Facility description
Northern Greece's sole refinery, Hellenic Petroleum's Thessaloniki Refinery serves the local market as well as Albania, Montenegro, Serbia, and Bulgaria. Designed by Esso Research and Engineering Co. and built by Arthur McKee Co. in 1966, the refinery had an initial capacity of 55,000 bpsd and processed Arabian Light crude. In 1971, the refinery's capacity increased to 70,000 bpsd. It now processes Arabian and Russian crudes.
The hydroskimming refinery (atmospheric distillation) operates in conjunction with Hellenic's Aspropyrgos and Elefsina refineries as an integrated production unit, the company states. Major process units at the facility include vacuum distillation, desulfurization, naphtha reforming, and hydro-desulfurization units. In addition, the refinery boasts two tanker loading stations with 41 berths.
The refinery produces gasoline, LPG, white spirit, jet fuel, automotive diesel oil, heating oil, heavy fuel oil, vacuum gas oil, and asphalt. It is connected to the Aspropyrgos and Elefsina refineries via fuel pipelines to the contiguous storage facilities of the oil products retail partners.
Upgrade project
Aiming to bolster the refinery's capability to produce low-sulfur fuels, Hellenic has launched an estimated EUR150-million upgrading project at Thessaloniki. Under EPCM contracts announced in July 2008, Foster Wheeler Ltd.'s Italian and Greek subsidiaries will effect the upgrade by doing the following:
- Modify the facility's existing atmospheric distillation unit in order to switch the operation from high- to low-sulfur crudes. The unit's capacity will rise from 75,000 b/d to 83,000 b/d (for medium-sulfur crudes).

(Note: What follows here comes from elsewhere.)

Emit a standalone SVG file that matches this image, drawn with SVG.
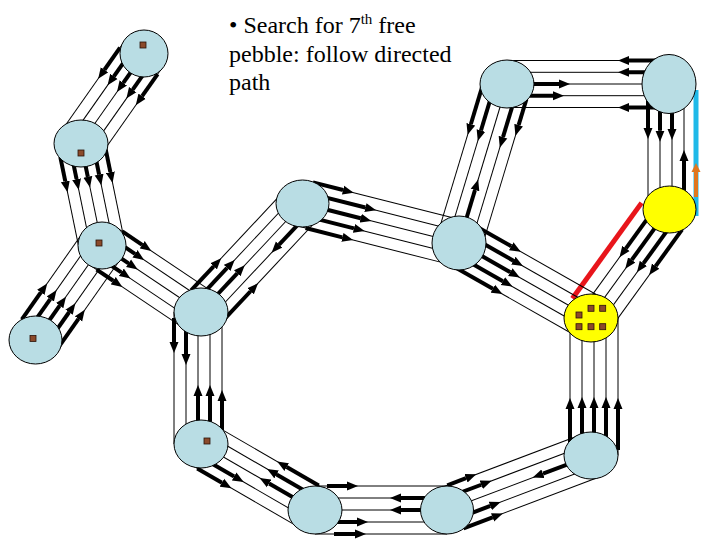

- Install a new 15,000-b/d continuous catalytic reformer to increase the facility's gasoline production 50%.
- Revamp the existing naphtha hydrofiner and crude light ends processing unit to increase to 26,000 bpsd the refinery's processing capacity for the light products.
Hellenic is also adding crude tankage capacity at Thessaloniki to ensure uninterrupted supply and flexibility in
crude qualities processing.
The upgrade project will increase the refinery's Nelson Complexity Index from 6.7 to 7.3. The facility's overall capacity will remain 70,000 bpsd, but this figure assumes Tengiz crude--rather than Arabian Light--as feed.
In its earnings report for the first half and second quarter of 2010, Hellenic reported the project was "scheduled for mechanical completion before the end of 2010." Also, the company noted that the facility will be shut down during First Quarter 2011 for a planned maintenance and tie-ins.